(Extracted records)
# # # #

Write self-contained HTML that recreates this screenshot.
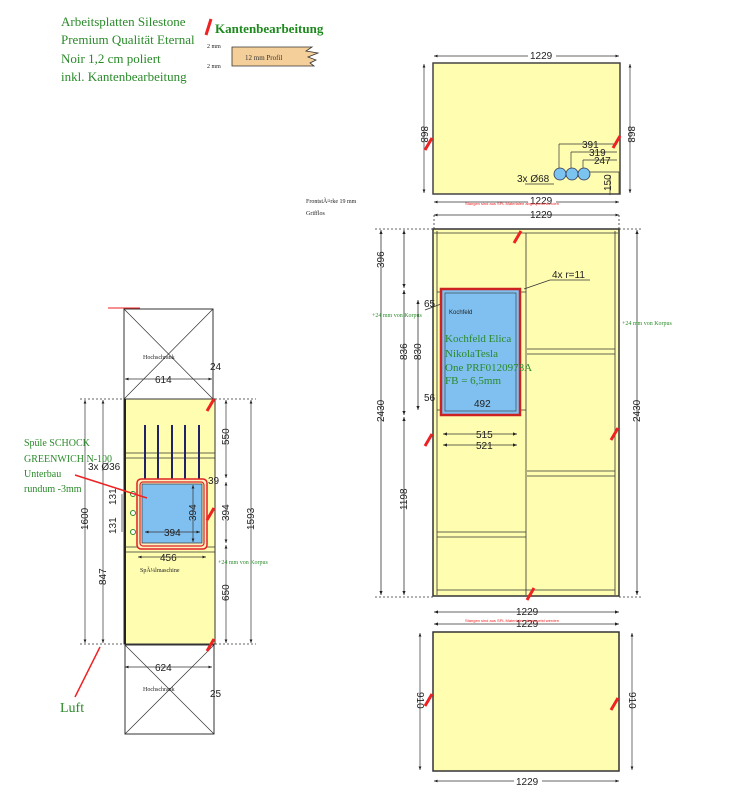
<!DOCTYPE html>
<html><head><meta charset="utf-8"><style>
body{margin:0;background:#fff;width:750px;height:809px;overflow:hidden}
svg{display:block}
.g{font-family:"Liberation Serif",serif;fill:#2a8a2a}
.d{font-family:"Liberation Sans",sans-serif;font-size:10px;fill:#222}
.s{font-family:"Liberation Serif",serif;font-size:6px;fill:#222}
</style></head><body>
<svg width="750" height="809" viewBox="0 0 750 809" xmlns="http://www.w3.org/2000/svg">
<defs>
<marker id="a" viewBox="0 0 10 10" refX="10" refY="5" markerWidth="5" markerHeight="5" orient="auto-start-reverse"><path d="M0,1 L10,5 L0,9z" fill="#222"/></marker>
</defs>
<!-- legend -->
<text class="g" x="61" y="26" font-size="13">Arbeitsplatten Silestone</text>
<text class="g" x="61" y="44" font-size="13">Premium Qualität Eternal</text>
<text class="g" x="61" y="63" font-size="13">Noir 1,2 cm poliert</text>
<text class="g" x="61" y="81" font-size="13">inkl. Kantenbearbeitung</text>
<line x1="206" y1="35" x2="211" y2="19" stroke="#e22" stroke-width="3"/>
<text x="215" y="33" font-family="Liberation Serif,serif" font-size="13" font-weight="bold" fill="#1e8a1e">Kantenbearbeitung</text>
<text class="s" x="207" y="48" font-size="6">2 mm</text>
<text class="s" x="207" y="68" font-size="6">2 mm</text>
<path d="M232,47 H312 L306,51 L318,53 L308,57 L316,60 L310,63 L314,66 H232z" fill="#f5cf9a" stroke="#333" stroke-width="0.8"/>
<text x="245" y="60" font-family="Liberation Serif,serif" font-size="7" fill="#333">12 mm Profil</text>
<text class="s" x="306" y="203">FrontstÃ¤rke 19 mm</text>
<text class="s" x="306" y="215">Grifflos</text>

<!-- top right panel -->
<rect x="433" y="63" width="187" height="131" fill="#fffdb0" stroke="#444" stroke-width="1.5"/>
<g stroke="#333" stroke-width="0.7" fill="none">
<line x1="434" y1="56" x2="619" y2="56" marker-start="url(#a)" marker-end="url(#a)"/>
<line x1="424" y1="64" x2="424" y2="193" marker-start="url(#a)" marker-end="url(#a)"/>
<line x1="630" y1="64" x2="630" y2="193" marker-start="url(#a)" marker-end="url(#a)"/>
<line x1="434" y1="202" x2="619" y2="202" marker-start="url(#a)" marker-end="url(#a)"/>
<line x1="434" y1="215" x2="619" y2="215" marker-start="url(#a)" marker-end="url(#a)"/>
<path d="M559,144 H617 M571,152 H617 M583,160 H617 M559,144 V172 M571,152 V172 M583,160 V172 M590,172 H619 V194 M610,175 V195 M525,184 H554"/>
</g>
<rect x="528" y="50" width="28" height="12" fill="#fff"/><text class="d" x="530" y="59">1229</text>
<rect x="528" y="196" width="28" height="12" fill="#fff"/><text class="d" x="530" y="204">1229</text>
<text class="d" x="530" y="218">1229</text>
<text class="d" transform="translate(424,134) rotate(90)" x="-8" y="3">868</text>
<text class="d" transform="translate(631,134) rotate(90)" x="-8" y="3">868</text>
<text class="d" x="582" y="148">391</text><text class="d" x="589" y="156">319</text><text class="d" x="594" y="164">247</text>
<text class="d" x="517" y="182">3x Ø68</text>
<text class="d" transform="translate(608,183) rotate(-90)" x="-8" y="3">150</text>
<circle cx="560" cy="174" r="6" fill="#7cc4f0" stroke="#335" stroke-width="0.8"/>
<circle cx="572" cy="174" r="6" fill="#7cc4f0" stroke="#335" stroke-width="0.8"/>
<circle cx="584" cy="174" r="6" fill="#7cc4f0" stroke="#335" stroke-width="0.8"/>
<text x="465" y="205" font-family="Liberation Sans,sans-serif" font-size="4" fill="#e22">Stangen sind aus SPL Materialen abgespeist werden</text>

<!-- main panel -->
<rect x="433" y="229" width="186" height="367" fill="#fffdb0" stroke="#333" stroke-width="1.5"/>
<g stroke="#333" stroke-width="0.8" fill="none">
<line x1="437" y1="231" x2="437" y2="595"/><line x1="615" y1="231" x2="615" y2="595"/>
<line x1="434" y1="233" x2="618" y2="233"/>
<line x1="526" y1="233" x2="526" y2="595"/>
<line x1="527" y1="349" x2="615" y2="349"/><line x1="527" y1="354" x2="615" y2="354"/>
<line x1="527" y1="471" x2="615" y2="471"/><line x1="527" y1="476" x2="615" y2="476"/>
<line x1="437" y1="532" x2="526" y2="532"/><line x1="437" y1="537" x2="526" y2="537"/>
<line x1="437" y1="590" x2="615" y2="590"/>
<line x1="437" y1="292" x2="526" y2="292"/><line x1="437" y1="410" x2="526" y2="410"/>
<line x1="381" y1="230" x2="381" y2="595" marker-start="url(#a)" marker-end="url(#a)"/>
<line x1="404" y1="230" x2="404" y2="288" marker-start="url(#a)" marker-end="url(#a)"/>
<line x1="404" y1="290" x2="404" y2="415" marker-start="url(#a)" marker-end="url(#a)"/>
<line x1="404" y1="417" x2="404" y2="595" marker-start="url(#a)" marker-end="url(#a)"/>
<line x1="418" y1="300" x2="418" y2="410" marker-start="url(#a)" marker-end="url(#a)"/>
<line x1="637" y1="230" x2="637" y2="595" marker-start="url(#a)" marker-end="url(#a)"/>
<line x1="443" y1="434" x2="517" y2="434" marker-start="url(#a)" marker-end="url(#a)"/>
<line x1="443" y1="445" x2="517" y2="445" marker-start="url(#a)" marker-end="url(#a)"/>
<line x1="434" y1="612" x2="619" y2="612" marker-start="url(#a)" marker-end="url(#a)"/>
<line x1="434" y1="624" x2="619" y2="624" marker-start="url(#a)" marker-end="url(#a)"/>
<line x1="434" y1="215" x2="434" y2="229" stroke-dasharray="2 2"/><line x1="619" y1="215" x2="619" y2="229" stroke-dasharray="2 2"/>
<line x1="375" y1="229" x2="433" y2="229" stroke-dasharray="2 2"/><line x1="619" y1="229" x2="642" y2="229" stroke-dasharray="2 2"/>
<line x1="375" y1="597" x2="433" y2="597" stroke-dasharray="2 2"/><line x1="619" y1="597" x2="642" y2="597" stroke-dasharray="2 2"/>
<line x1="524" y1="289" x2="550" y2="280"/><line x1="550" y1="280" x2="590" y2="280"/>
<line x1="425" y1="310" x2="441" y2="304"/>
</g>
<rect x="441" y="289" width="79" height="126" fill="#80c0f0" stroke="#c22" stroke-width="2.5"/>
<rect x="445" y="293" width="71" height="118" fill="none" stroke="#333" stroke-width="0.6"/>
<text class="d" x="552" y="278">4x r=11</text>
<text class="d" x="424" y="307">65</text>
<text class="d" x="424" y="401">56</text>
<text class="d" x="474" y="407">492</text>
<text class="d" x="476" y="438">515</text>
<text class="d" x="476" y="449">521</text>
<text x="449" y="314" font-family="Liberation Sans,sans-serif" font-size="6" fill="#222">Kochfeld</text>
<text class="g" x="445" y="342" font-size="11">Kochfeld Elica</text>
<text class="g" x="445" y="357" font-size="11">NikolaTesla</text>
<text class="g" x="445" y="371" font-size="11">One PRF0120978A</text>
<text class="g" x="445" y="384" font-size="11">FB = 6,5mm</text>
<text class="g" x="372" y="317" font-size="6">+24 mm von Korpus</text>
<text class="g" x="622" y="325" font-size="6">+24 mm von Korpus</text>
<text class="d" transform="translate(381,260) rotate(-90)" x="-8" y="3">396</text>
<text class="d" transform="translate(404,352) rotate(-90)" x="-8" y="3">836</text>
<text class="d" transform="translate(418,352) rotate(-90)" x="-8" y="3">830</text>
<text class="d" transform="translate(381,412) rotate(-90)" x="-10" y="3">2430</text>
<text class="d" transform="translate(637,412) rotate(-90)" x="-10" y="3">2430</text>
<text class="d" transform="translate(404,500) rotate(-90)" x="-10" y="3">1198</text>
<rect x="394" y="338" width="20" height="30" fill="#fffdb0" opacity="0"/>
<text class="d" x="516" y="615">1229</text>
<text class="d" x="516" y="627">1229</text>
<text x="465" y="622" font-family="Liberation Sans,sans-serif" font-size="4" fill="#e22">Stangen sind aus SPL Materialen abgespeist werden</text>

<!-- bottom panel -->
<rect x="433" y="632" width="186" height="139" fill="#fffdb0" stroke="#333" stroke-width="1.5"/>
<g stroke="#333" stroke-width="0.7" fill="none">
<line x1="420" y1="633" x2="420" y2="770" marker-start="url(#a)" marker-end="url(#a)"/>
<line x1="632" y1="633" x2="632" y2="770" marker-start="url(#a)" marker-end="url(#a)"/>
<line x1="434" y1="781" x2="619" y2="781" marker-start="url(#a)" marker-end="url(#a)"/>
</g>
<rect x="514" y="775" width="28" height="12" fill="#fff"/><text class="d" x="516" y="785">1229</text>
<text class="d" transform="translate(420,700) rotate(90)" x="-8" y="3">910</text>
<text class="d" transform="translate(632,700) rotate(90)" x="-8" y="3">910</text>

<!-- left column -->
<rect x="124" y="309" width="89" height="90" fill="#fff" stroke="#333"/>
<path d="M124,309 L213,399 M213,309 L124,399" stroke="#333" stroke-width="0.7"/>
<rect x="124" y="399" width="91" height="245" fill="#fffdb0" stroke="#333"/>
<line x1="125" y1="399" x2="125" y2="644" stroke="#222" stroke-width="2"/>
<rect x="125" y="645" width="89" height="89" fill="#fff" stroke="#333"/>
<path d="M125,645 L214,734 M214,645 L125,734" stroke="#333" stroke-width="0.7"/>
<line x1="125" y1="453" x2="215" y2="453" stroke="#333" stroke-width="0.7"/>
<line x1="125" y1="458" x2="215" y2="458" stroke="#333" stroke-width="0.7"/>
<line x1="125" y1="547" x2="215" y2="547" stroke="#333" stroke-width="0.7"/>
<line x1="125" y1="552" x2="215" y2="552" stroke="#333" stroke-width="0.7"/>
<g stroke="#226" stroke-width="2"><line x1="145" y1="425" x2="145" y2="481"/><line x1="158" y1="425" x2="158" y2="481"/><line x1="172" y1="425" x2="172" y2="481"/><line x1="185" y1="425" x2="185" y2="481"/><line x1="199" y1="425" x2="199" y2="481"/></g>
<rect x="137" y="479" width="70" height="70" rx="4" fill="#fff0c0" stroke="#d22" stroke-width="1.5"/>
<rect x="140" y="482" width="64" height="64" rx="3" fill="none" stroke="#d22" stroke-width="1.2"/>
<rect x="142" y="484" width="60" height="59" fill="#80c0f0" stroke="#333" stroke-width="0.7"/>
<g fill="#fff" stroke="#2a8a2a"><circle cx="133" cy="494" r="2.5"/><circle cx="133" cy="513" r="2.5"/><circle cx="133" cy="532" r="2.5"/></g>
<g stroke="#333" stroke-width="0.7" fill="none">
<line x1="85" y1="400" x2="85" y2="643" marker-start="url(#a)" marker-end="url(#a)"/>
<line x1="103" y1="400" x2="103" y2="643" marker-start="url(#a)" marker-end="url(#a)"/>
<line x1="226" y1="400" x2="226" y2="478" marker-start="url(#a)" marker-end="url(#a)"/>
<line x1="226" y1="482" x2="226" y2="543" marker-start="url(#a)" marker-end="url(#a)"/>
<line x1="226" y1="545" x2="226" y2="643" marker-start="url(#a)" marker-end="url(#a)"/>
<line x1="251" y1="400" x2="251" y2="643" marker-start="url(#a)" marker-end="url(#a)"/>
<line x1="125" y1="379" x2="212" y2="379" marker-start="url(#a)" marker-end="url(#a)"/>
<line x1="125" y1="667" x2="212" y2="667" marker-start="url(#a)" marker-end="url(#a)"/>
<line x1="138" y1="557" x2="206" y2="557" marker-start="url(#a)" marker-end="url(#a)"/>
<line x1="145" y1="532" x2="200" y2="532" marker-start="url(#a)" marker-end="url(#a)"/>
<line x1="193" y1="485" x2="193" y2="542" marker-start="url(#a)" marker-end="url(#a)"/>
<line x1="80" y1="399" x2="124" y2="399" stroke-dasharray="2 2"/><line x1="215" y1="399" x2="256" y2="399" stroke-dasharray="2 2"/>
<line x1="80" y1="644" x2="124" y2="644" stroke-dasharray="2 2"/><line x1="215" y1="644" x2="256" y2="644" stroke-dasharray="2 2"/>
<line x1="122" y1="494" x2="122" y2="532"/>
</g>
<text class="d" x="155" y="383">614</text>
<text class="d" x="155" y="671">624</text>
<text class="d" x="160" y="561">456</text>
<text class="d" x="164" y="536">394</text>
<text class="d" x="88" y="470">3x Ø36</text>
<text class="d" x="210" y="370" font-size="8">24</text>
<text class="d" x="210" y="697" font-size="8">25</text>
<text class="d" x="208" y="484" font-size="8">39</text>
<text class="d" transform="translate(85,520) rotate(-90)" x="-10" y="3">1600</text>
<text class="d" transform="translate(103,577) rotate(-90)" x="-8" y="3">847</text>
<text class="d" transform="translate(226,437) rotate(-90)" x="-8" y="3">550</text>
<text class="d" transform="translate(226,513) rotate(-90)" x="-8" y="3">394</text>
<text class="d" transform="translate(226,593) rotate(-90)" x="-8" y="3">650</text>
<text class="d" transform="translate(251,520) rotate(-90)" x="-10" y="3">1593</text>
<text class="d" transform="translate(193,513) rotate(-90)" x="-8" y="3">394</text>
<text class="d" transform="translate(113,497) rotate(-90)" x="-8" y="3">131</text>
<text class="d" transform="translate(113,526) rotate(-90)" x="-8" y="3">131</text>
<text x="143" y="359" font-family="Liberation Serif,serif" font-size="6" fill="#222">Hochschrank</text>
<text x="143" y="691" font-family="Liberation Serif,serif" font-size="6" fill="#222">Hochschrank</text>
<text x="140" y="572" font-family="Liberation Serif,serif" font-size="6" fill="#222">SpÃ¼lmaschine</text>
<text class="g" x="24" y="446" font-size="10">Spüle SCHOCK</text>
<text class="g" x="24" y="462" font-size="10">GREENWICH N-100</text>
<text class="g" x="24" y="477" font-size="10">Unterbau</text>
<text class="g" x="24" y="492" font-size="10">rundum -3mm</text>
<text class="g" x="218" y="564" font-size="6">+24 mm von Korpus</text>
<line x1="75" y1="475" x2="147" y2="498" stroke="#e22" stroke-width="1.5"/>
<line x1="75" y1="697" x2="100" y2="647" stroke="#e22" stroke-width="1.5"/>
<text class="g" x="60" y="712" font-size="14">Luft</text>
<line x1="108" y1="308" x2="140" y2="308" stroke="#e22" stroke-width="1"/>

<!-- red edge marks -->
<g stroke="#e22" stroke-width="3">
<line x1="425" y1="150" x2="432" y2="138"/><line x1="613" y1="148" x2="620" y2="136"/>
<line x1="514" y1="243" x2="521" y2="231"/>
<line x1="425" y1="446" x2="432" y2="434"/><line x1="611" y1="440" x2="618" y2="428"/>
<line x1="527" y1="600" x2="534" y2="588"/>
<line x1="425" y1="706" x2="432" y2="694"/><line x1="611" y1="710" x2="618" y2="698"/>
<line x1="207" y1="411" x2="214" y2="399"/><line x1="207" y1="520" x2="214" y2="508"/><line x1="207" y1="651" x2="214" y2="639"/>
</g>
</svg>
</body></html>
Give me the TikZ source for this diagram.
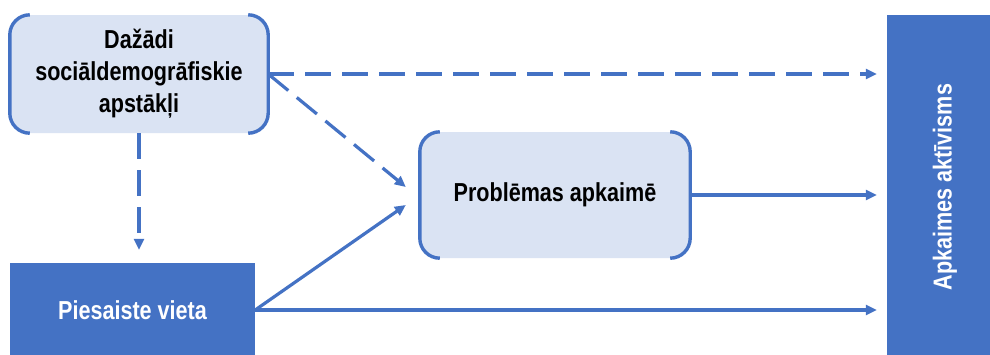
\documentclass[tikz,border=0pt]{standalone}
\usepackage{fontspec}
\setmainfont{Liberation Sans}[FakeStretch=0.83]
\usetikzlibrary{arrows.meta}
\definecolor{darkblue}{HTML}{4472C4}
\definecolor{lightblue}{HTML}{DAE3F3}

\begin{document}
\begin{tikzpicture}[x=1pt, y=1pt, >={Triangle[length=11pt, width=10pt]}, every node/.style={font=\bfseries\fontsize{26}{32}\selectfont, align=center, inner sep=0pt}, soft/.style={fill=lightblue, rounded corners=20pt}, dark/.style={fill=darkblue, text=white}, bracket/.style={draw=darkblue, line width=3.4pt, rounded corners=20pt}, link/.style={->, draw=darkblue, line width=3.2pt}, dashlink/.style={link, dash pattern=on 26pt off 11pt}]

        \clip (0,0) rectangle (990,-354);

        % Light boxes.
        \node[soft, minimum width=258pt, minimum height=118pt] (socdem) at (139,-74) {Dažādi\\sociāldemogrāfiskie\\apstākļi};
        \node[soft, minimum width=270pt, minimum height=126pt] (probl) at (555,-195) {Problēmas apkaimē};
        % Side brackets.
        \foreach \n in {socdem,probl} {
            \draw[bracket] ([xshift=20pt]\n.north west) -- (\n.north west) -- (\n.south west) -- ([xshift=20pt]\n.south west);
            \draw[bracket] ([xshift=-20pt]\n.north east) -- (\n.north east) -- (\n.south east) -- ([xshift=-20pt]\n.south east);
        }

        % Dark boxes.
        \node[dark, minimum width=245pt, minimum height=94pt] (vieta) at (132.5,-310) {Piesaiste vieta};
        \node[dark, minimum width=116pt, minimum height=344pt] (aktiv) at (945,-187) {\rotatebox{90}{Apkaimes aktīvisms}};

        % Dashed connections.
        \draw[dashlink, shorten >=10pt] (socdem.east) -- (socdem.east -| aktiv.west);
        \draw[dashlink] (socdem.east) -- ([xshift=-14pt, yshift=8pt]probl.west);
        \draw[dashlink, shorten >=13pt] (socdem.south) -- (socdem.south |- vieta.north);

        % Solid connections.
        \draw[link] (vieta.east) -- ([xshift=-14pt, yshift=-10pt]probl.west);
        \draw[link, shorten >=10pt] (probl.east) -- (probl.east -| aktiv.west);
        \draw[link, shorten >=10pt] (vieta.east) -- (vieta.east -| aktiv.west);

    \end{tikzpicture}
\end{document}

# # # #

**Task description**:
Pick out and copy every line that contains the word "this".

**Output of the exercise**:
Write self-contained HTML that recreates this screenshot.
Give me the TikZ source for this diagram.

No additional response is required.